Lord Matthews concluded on this application: “The proposed appeal fails to engage properly with any of the section 21(4) grounds [of the Legal Profession and Legal Aid (Scotland) Act 2007] and, for the reasons outlined above, has no prospects of success, realistic or otherwise. Leave to appeal is refused.”
Not unlawful threat
In respect of the second complaint, the Law Society referred to Mr McAuley’s submissions to its Practising Certificate Sub-Committee in August 2024 in which he threatened to raise proceedings under the Equality Act he was not granted an unconditional practising certificate. Ultimately, he was granted a conditional practising certificate, with the Inner House refusing an appeal against this decision in February 2025. The complaint also referred to correspondence between Mr McAuley and staff of the Law Society and the SLCC said to be apt to draw the profession into disrepute.
Mr McAuley argued that a threat to invoke Equality Act provisions was not an unlawful threat capable of amounting to misconduct. Drawing attention to the possibility of an appeal under those provisions was something he was entitled to do, and consequently the whole complaint should have been categorised as being without merit.
Considering whether Mr McAuley was entitled to refer to the Equality Act as he did, Lady Carmichael said: “The question for us is whether there is a real prospect of Mr McAuley’s arguing successfully on appeal that the Commission erred in law or acted irrationally in failing to conclude that correspondence in the terms quoted could never amount to a departure from the standards of conduct, such that it would be a waste of time for the Law Society to consider it. We are satisfied that there is such a prospect and therefore grant permission to appeal.”

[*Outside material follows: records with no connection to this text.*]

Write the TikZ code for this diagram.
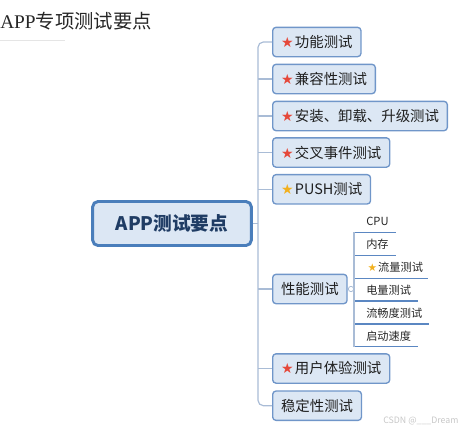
\documentclass[tikz,border=0pt]{standalone}
\usepackage{fontspec}
\setmainfont{Noto Sans CJK SC}
\newfontfamily\symfont{DejaVu Sans}
\newfontfamily\titlelat{Liberation Serif}
\definecolor{boxfill}{HTML}{DCE7F4}
\definecolor{boxline}{HTML}{7096C9}
\definecolor{mainline}{HTML}{4A7EBB}
\definecolor{maintext}{HTML}{1F3C64}
\definecolor{conncol}{HTML}{A9BCD6}
\definecolor{ulcol}{HTML}{5B87C2}
\definecolor{starred}{HTML}{E5483A}
\definecolor{staryel}{HTML}{F2B01E}
\newcommand{\rstar}{{\symfont\fontsize{10.5}{8}\selectfont\color{starred}★}\hspace{1pt}}
\newcommand{\ystar}{{\symfont\fontsize{10.5}{8}\selectfont\color{staryel}★}\hspace{1pt}}
\newcommand{\ysstar}{{\symfont\fontsize{8}{6}\selectfont\color{staryel}★}\hspace{0.8pt}}
\begin{document}
\begin{tikzpicture}[x=0.75pt,y=-0.75pt,
  child/.style={draw=boxline,line width=1pt,fill=boxfill,rounded corners=2.5pt,
    anchor=west,minimum height=22pt,inner xsep=6.3pt,inner ysep=0pt,
    font=\fontsize{10.8}{12}\selectfont,text=black!88},
  mainbox/.style={draw=mainline,line width=2.2pt,fill=boxfill,rounded corners=4pt,
    minimum width=119pt,minimum height=33pt,
    font=\fontsize{14}{16}\selectfont\bfseries,text=maintext},
  conn/.style={draw=conncol,line width=0.9pt},
  sub/.style={anchor=south west,inner xsep=0pt,inner ysep=0pt,minimum height=15.5pt,
    align=left,font=\fontsize{8.4}{10}\selectfont,text=black!85,
    append after command={(\tikzlastnode.south west) edge[draw=ulcol,line width=1.1pt] (\tikzlastnode.south east)}},
  knob/.style={circle,draw=conncol,line width=0.6pt,fill=white,inner sep=0pt,minimum size=4pt}
]
\useasboundingbox (0,0) rectangle (467,432);

% title
\node[anchor=west,inner sep=0pt,text=black!85,font=\fontsize{14.5}{16}\selectfont] (title) at (0,21.5) {{\titlelat APP}专项测试要点};
\draw[black!10,line width=0.6pt] (0,40) -- (65,40);

% central
\node[mainbox] (main) at (172,223.5) {APP测试要点};

% children
\node[child] (c1) at (272,42) {\rstar 功能测试};
\node[child] (c2) at (272,79) {\rstar 兼容性测试};
\node[child] (c3) at (272,116) {\rstar 安装、卸载、升级测试};
\node[child] (c4) at (272,152.5) {\rstar 交叉事件测试};
\node[child] (c5) at (272,189.3) {\ystar PUSH测试};
\node[child] (c6) at (272,289) {性能测试};
\node[child] (c7) at (272,368.5) {\rstar 用户体验测试};
\node[child] (c8) at (272,405.7) {稳定性测试};

% trunk
\coordinate (trunk) at (258,0);
\draw[conn] (main.east) -- (main.east -| trunk);
\draw[conn,rounded corners=4pt] (c1.west) -- (c1.west -| trunk) -- (c8.west -| trunk) -- (c8.west);
\foreach \i in {2,...,7}{\draw[conn] (c\i.west -| trunk) -- (c\i.west);}

% performance sub items
\node[sub,text width=30.75pt] (s1) at (354,232.3) {\hspace*{9pt}CPU};
\node[sub,text width=30.75pt] (s2) at (354,255.3) {\hspace*{9pt}内存};
\node[sub,text width=54.75pt] (s3) at (354,278.3) {\hspace*{10pt}\ysstar 流量测试};
\node[sub,text width=47.25pt] (s4) at (354,301) {\hspace*{9pt}电量测试};
\node[sub,text width=55.5pt] (s5) at (354,324) {\hspace*{9pt}流畅度测试};
\node[sub,text width=47.25pt] (s6) at (354,346.7) {\hspace*{9pt}启动速度};
\draw[conn,line width=0.8pt] (s1.south west) -- (s6.south west);
\node[knob] (k) at (351,289) {};
\draw[conn,line width=0.8pt] (c6.east) -- (k);

% watermark
\node[anchor=west,inner sep=0pt,text=black!22,font=\fontsize{6.6}{8}\selectfont] (wm) at (383,421) {CSDN @\_\_\_Dream};
\end{tikzpicture}
\end{document}
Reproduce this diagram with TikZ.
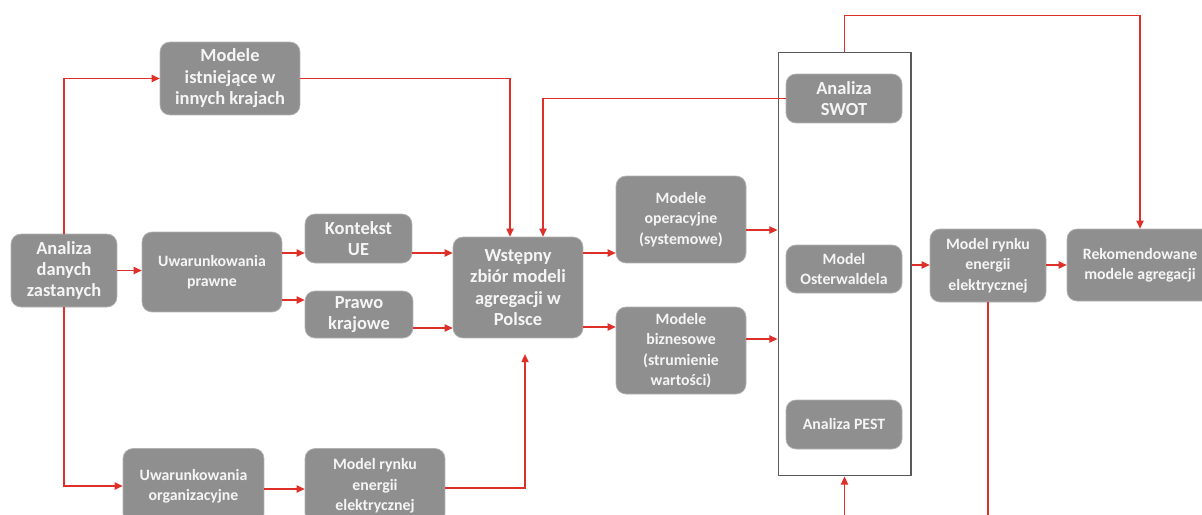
\documentclass[tikz,border=0pt]{standalone}
\usepackage{fontspec}
\setmainfont{Carlito}
\usetikzlibrary{arrows.meta}
\definecolor{boxgray}{RGB}{143,143,143}
\definecolor{boxedge}{RGB}{178,178,178}
\definecolor{boxtext}{RGB}{245,245,245}
\definecolor{linered}{RGB}{222,48,40}
\definecolor{framegray}{RGB}{90,90,90}
\tikzset{
  box/.style={rectangle, rounded corners=0.2cm, fill=boxgray, draw=boxedge, line width=0.4pt,
    text=boxtext, align=center, inner sep=1pt, font=\bfseries\fontsize{10.5}{12.2}\selectfont},
  sbox/.style={box, font=\bfseries\fontsize{9}{11.6}\selectfont},
  arr/.style={draw=linered, line width=0.6pt, -{Triangle[length=4.6pt,width=4.2pt]}},
  ln/.style={draw=linered, line width=0.6pt},
  frame/.style={draw=framegray, line width=0.6pt, fill=none}
}
\begin{document}
\begin{tikzpicture}[x=0.02cm,y=-0.02cm]
\useasboundingbox (0,0) rectangle (1202,514);
% nodes
\node[box, minimum width=2.12cm, minimum height=1.46cm] (adz) at (64,270.5) {Analiza\\danych\\zastanych};
\node[box, minimum width=2.8cm, minimum height=1.46cm] (mi) at (230,78.5) {Modele\\istniejące w\\innych krajach};
\node[sbox, minimum width=2.8cm, minimum height=1.6cm] (up) at (212,272) {Uwarunkowania\\prawne};
\node[box, minimum width=2.14cm, minimum height=0.98cm] (ue) at (358.5,238.5) {Kontekst\\UE};
\node[box, minimum width=2.16cm, minimum height=0.94cm] (pk) at (359,314.5) {Prawo\\krajowe};
\node[box, minimum width=2.6cm, minimum height=2.02cm] (wz) at (518,287.5) {Wstępny\\zbiór modeli\\agregacji w\\Polsce};
\node[sbox, minimum width=2.6cm, minimum height=1.74cm] (mo) at (681,219.5) {Modele\\operacyjne\\(systemowe)};
\node[sbox, minimum width=2.6cm, minimum height=1.74cm] (mb) at (681,350.5) {Modele\\biznesowe\\(strumienie\\wartości)};
\node[frame, rectangle, minimum width=2.66cm, minimum height=8.48cm, inner sep=0pt] (fr) at (844.5,264) {};
\node[box, minimum width=2.32cm, minimum height=0.98cm] (swot) at (844,98.5) {Analiza\\SWOT};
\node[sbox, minimum width=2.32cm, minimum height=0.96cm] (ost) at (844,269) {Model\\Osterwaldela};
\node[sbox, minimum width=2.32cm, minimum height=0.98cm] (pest) at (844,424.5) {Analiza PEST};
\node[sbox, minimum width=2.32cm, minimum height=1.46cm] (mr2) at (988,265.5) {Model rynku\\energii\\elektrycznej};
\node[sbox, minimum width=2.92cm, minimum height=1.44cm] (rek) at (1140,265) {Rekomendowane\\modele agregacji};
\node[sbox, minimum width=2.82cm, minimum height=1.5cm] (uo) at (193.5,486) {Uwarunkowania\\organizacyjne};
\node[sbox, minimum width=2.8cm, minimum height=1.5cm] (mr1) at (375,486) {Model rynku\\energii\\elektrycznej};
% free ends
\coordinate (frin) at (844.5,530);
\coordinate (mrout) at (988,530);
% connectors
\draw[arr] (adz.north) |- (mi.west);
\draw[arr] (adz.east) -- (adz.east -| up.west);
\draw[arr] (adz.south) |- (uo.west);
\draw[arr] (up.east |- 0,253) -- (ue.west |- 0,253);
\draw[arr] (up.east |- 0,300) -- (pk.west |- 0,300);
\draw[arr] (ue.east |- 0,253) -- (wz.west |- 0,253);
\draw[arr] (pk.east |- 0,328) -- (wz.west |- 0,328);
\draw[arr] (mi.east) -| (wz.north -| 510,0);
\draw[arr] (swot.west) -| (wz.north -| 543,0);
\draw[arr, shorten >=9pt] (mr1.east |- 0,488) -| (wz.south -| 525,0);
\draw[arr] (uo.east |- 0,489) -- (mr1.west |- 0,489);
\draw[arr] (wz.east |- 0,253) -- (mo.west |- 0,253);
\draw[arr] (wz.east |- 0,327) -- (mb.west |- 0,327);
\draw[arr] (mo.east |- 0,230) -- (fr.west |- 0,230);
\draw[arr] (mb.east |- 0,339) -- (fr.west |- 0,339);
\draw[arr] (fr.east |- 0,265) -- (mr2.west |- 0,265);
\draw[arr] (mr2.east |- 0,265) -- (rek.west |- 0,265);
\draw[arr] (fr.north) -- ++(0,-36) -| (rek.north);
\draw[arr] (frin) -- (fr.south);
\draw[ln] (mr2.south) -- (mrout);
\end{tikzpicture}
\end{document}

On the other grounds of appeal, Lady Carmichael said: “Issue one proceeds on the basis that Mr McAuley’s correspondence includes unfounded allegations of serious wrongdoing, including racism, sectarian bigotry and malice. By way of example, the correspondence includes a description of a judge as a ‘racist beast’, and a description of the Law Society’s agent and of the Dean of the Faculty of Advocates as a ‘pair of racist and bigoted shysters’.”

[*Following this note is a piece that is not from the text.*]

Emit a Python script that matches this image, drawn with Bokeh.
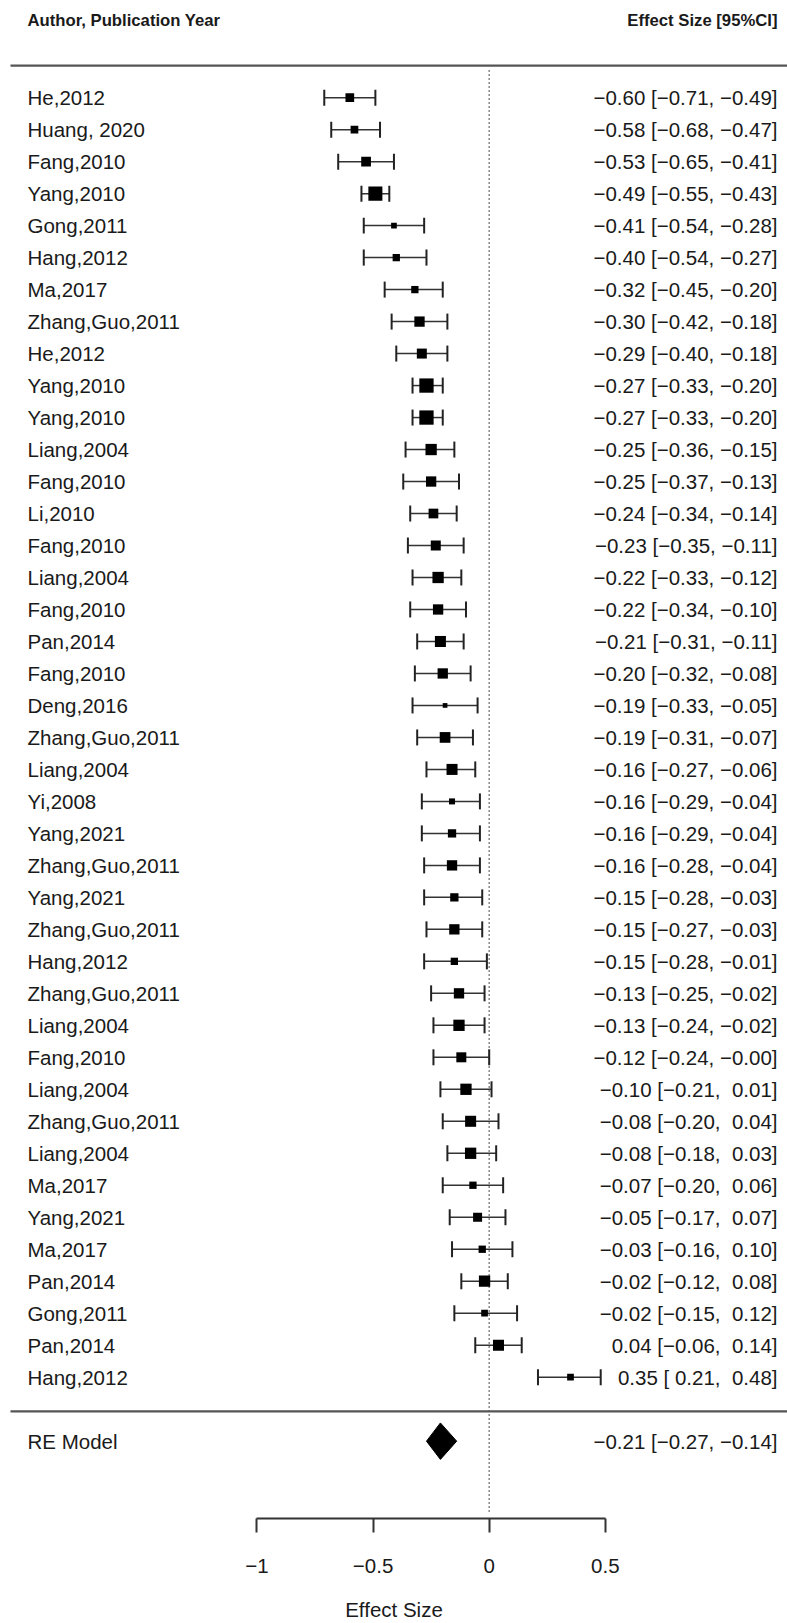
from bokeh.plotting import figure
from bokeh.models import ColumnDataSource, FixedTicker, Range1d
from bokeh.embed import file_html
from bokeh.resources import INLINE
from bokeh.core.properties import value

# ---------------- data ----------------
studies = [
    "He,2012", "Huang, 2020", "Fang,2010", "Yang,2010", "Gong,2011", "Hang,2012",
    "Ma,2017", "Zhang,Guo,2011", "He,2012", "Yang,2010", "Yang,2010", "Liang,2004",
    "Fang,2010", "Li,2010", "Fang,2010", "Liang,2004", "Fang,2010", "Pan,2014",
    "Fang,2010", "Deng,2016", "Zhang,Guo,2011", "Liang,2004", "Yi,2008", "Yang,2021",
    "Zhang,Guo,2011", "Yang,2021", "Zhang,Guo,2011", "Hang,2012", "Zhang,Guo,2011",
    "Liang,2004", "Fang,2010", "Liang,2004", "Zhang,Guo,2011", "Liang,2004", "Ma,2017",
    "Yang,2021", "Ma,2017", "Pan,2014", "Gong,2011", "Pan,2014", "Hang,2012",
]
estimates = [
    -0.60, -0.58, -0.53, -0.49, -0.41, -0.40, -0.32, -0.30, -0.29, -0.27, -0.27,
    -0.25, -0.25, -0.24, -0.23, -0.22, -0.22, -0.21, -0.20, -0.19, -0.19, -0.16,
    -0.16, -0.16, -0.16, -0.15, -0.15, -0.15, -0.13, -0.13, -0.12, -0.10, -0.08,
    -0.08, -0.07, -0.05, -0.03, -0.02, -0.02, 0.04, 0.35,
]
ci_lower = [
    -0.71, -0.68, -0.65, -0.55, -0.54, -0.54, -0.45, -0.42, -0.40, -0.33, -0.33,
    -0.36, -0.37, -0.34, -0.35, -0.33, -0.34, -0.31, -0.32, -0.33, -0.31, -0.27,
    -0.29, -0.29, -0.28, -0.28, -0.27, -0.28, -0.25, -0.24, -0.24, -0.21, -0.20,
    -0.18, -0.20, -0.17, -0.16, -0.12, -0.15, -0.06, 0.21,
]
ci_upper = [
    -0.49, -0.47, -0.41, -0.43, -0.28, -0.27, -0.20, -0.18, -0.18, -0.20, -0.20,
    -0.15, -0.13, -0.14, -0.11, -0.12, -0.10, -0.11, -0.08, -0.05, -0.07, -0.06,
    -0.04, -0.04, -0.04, -0.03, -0.03, -0.01, -0.02, -0.02, -0.0, 0.01, 0.04,
    0.03, 0.06, 0.07, 0.10, 0.08, 0.12, 0.14, 0.48,
]
# study weights (%)
weights = [
    2.20, 1.95, 2.46, 3.55, 1.44, 1.85, 1.85, 2.61, 2.53, 3.62, 3.62,
    2.86, 2.61, 2.46, 2.53, 2.86, 2.61, 2.79, 2.61, 1.19, 2.71, 2.79,
    1.52, 2.10, 2.61, 2.10, 2.61, 1.85, 2.61, 2.86, 2.53, 2.86, 2.79,
    2.86, 1.85, 2.28, 1.85, 2.86, 1.70, 2.79, 1.70,
]
pooled_label = "RE Model"
pooled_est = -0.21
pooled_lower = -0.27
pooled_upper = -0.14

tick_values = [-1, -0.5, 0, 0.5]
tick_labels = ["\u22121", "\u22120.5", "0", "0.5"]
header_left = "Author, Publication Year"
header_right = "Effect Size [95%CI]"
x_title = "Effect Size"

# ---------------- layout constants ----------------
FONT = "Liberation Sans"
W, H = 787, 1623
FRAME_H = 1520
PX_PER_X = 232.3
ZERO_PX = 488.7          # x=0 position inside the figure
ROW_PX = 32.03
FIRST_ROW_PX = 97.3      # first study row position inside the figure
SIZE_PER_WEIGHT = 3.95

n = len(studies)
XL = -ZERO_PX / PX_PER_X
XR = XL + W / PX_PER_X
YT = n + FIRST_ROW_PX / ROW_PX
YB = YT - FRAME_H / ROW_PX

LABEL_X = XL + 27 / PX_PER_X
RIGHT_X = XL + 777 / PX_PER_X
LINE_X0 = XL + 10 / PX_PER_X
NBSP = "\u00a0"


def fmt(v):
    s = f"{v:.2f}"
    if s.startswith("-"):
        return "\u2212" + s[1:]
    return NBSP + s


def ci_text(e, lo, hi):
    return f"{fmt(e).lstrip(NBSP)} [{fmt(lo)}, {fmt(hi)}]"


rows = [n - i for i in range(n)]
cap = 0.25
src = ColumnDataSource(dict(
    y=rows,
    est=estimates,
    lo=ci_lower,
    hi=ci_upper,
    ylo=[r - cap for r in rows],
    yhi=[r + cap for r in rows],
    size=[w * SIZE_PER_WEIGHT for w in weights],
    label=studies,
    txt=[ci_text(e, l, h) for e, l, h in zip(estimates, ci_lower, ci_upper)],
))

p = figure(width=W, height=H, x_range=Range1d(XL, XR), y_range=Range1d(YB, YT),
           output_backend="svg", toolbar_location=None, y_axis_location=None,
           min_border_left=0, min_border_right=0, min_border_top=0,
           min_border_bottom=H - FRAME_H, outline_line_color=None,
           background_fill_color="white", border_fill_color="white")
p.grid.visible = False

# reference (null effect) line
p.segment(x0=0, y0=-3.2, x1=0, y1=n + 0.85, line_dash="1 3",
          line_color="#111111", line_width=1.5)

# header / separator lines
hdr_y = n + 1.0
sep_y = -0.07
p.segment(x0=[LINE_X0, LINE_X0], y0=[hdr_y, sep_y], x1=[XR, XR], y1=[hdr_y, sep_y],
          line_color="#555555", line_width=2.2)

# CI whiskers
p.segment(x0="lo", y0="y", x1="hi", y1="y", source=src, line_color="#333333", line_width=1.5)
p.segment(x0="lo", y0="ylo", x1="lo", y1="yhi", source=src, line_color="#222222", line_width=2)
p.segment(x0="hi", y0="ylo", x1="hi", y1="yhi", source=src, line_color="#222222", line_width=2)

# squares
p.scatter(x="est", y="y", size="size", marker="square", source=src,
          fill_color="black", line_color=None)

# pooled diamond
dh = 0.57
p.patch(x=[pooled_lower, pooled_est, pooled_upper, pooled_est],
        y=[-1, -1 + dh, -1, -1 - dh], fill_color="black", line_color="black")

# texts
TS = "20.5px"
p.text(x=LABEL_X, y="y", text="label", source=src, text_font=value(FONT),
       text_font_size=TS, text_align="left", text_baseline="middle", text_color="#1a1a1a")
p.text(x=RIGHT_X, y="y", text="txt", source=src, text_font=value(FONT),
       text_font_size=TS, text_align="right", text_baseline="middle", text_color="#1a1a1a")
p.text(x=[LABEL_X], y=[-1], text=[pooled_label], text_font=value(FONT),
       text_font_size=TS, text_align="left", text_baseline="middle", text_color="#1a1a1a")
p.text(x=[RIGHT_X], y=[-1], text=[ci_text(pooled_est, pooled_lower, pooled_upper)],
       text_font=value(FONT), text_font_size=TS, text_align="right",
       text_baseline="middle", text_color="#1a1a1a")

head_y = n + 77.3 / ROW_PX
p.text(x=[LABEL_X], y=[head_y], text=[header_left], text_font=value(FONT),
       text_font_size="16.7px", text_font_style="bold", text_align="left",
       text_baseline="middle", text_color="#1a1a1a")
p.text(x=[RIGHT_X], y=[head_y], text=[header_right], text_font=value(FONT),
       text_font_size="16.7px", text_font_style="bold", text_align="right",
       text_baseline="middle", text_color="#1a1a1a")

# x axis
ax = p.xaxis[0]
ax.ticker = FixedTicker(ticks=tick_values)
ax.bounds = (tick_values[0], tick_values[-1])
ax.major_label_overrides = dict(zip(tick_values, tick_labels))
ax.minor_tick_line_color = None
ax.major_tick_in = 0
ax.major_tick_out = 14
ax.major_tick_line_width = 2
ax.major_tick_line_color = "#333333"
ax.axis_line_width = 2
ax.axis_line_color = "#333333"
ax.major_label_text_font = FONT
ax.major_label_text_font_size = TS
ax.major_label_text_color = "#1a1a1a"
ax.major_label_standoff = 26
ax.axis_label = x_title
ax.axis_label_text_font = FONT
ax.axis_label_text_font_size = TS
ax.axis_label_text_font_style = "normal"
ax.axis_label_text_color = "#1a1a1a"
ax.axis_label_standoff = 22

open("out.html", "w").write(file_html(p, INLINE))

She concluded: “The specification in issue three includes allegations that Mr McAuley attempted to mimic the employment judge’s voice or accent in a sarcastic and mocking manner, and that he used the noun ‘cheat’ to refer to the employment judge. There is no real prospect of Mr McAuley’s demonstrating that the conduct averred in issues one and three could never amount to a departure from the standards of conduct.”
Leave to appeal in the second complaint was therefore solely granted with respect to the argument on the Equality Act.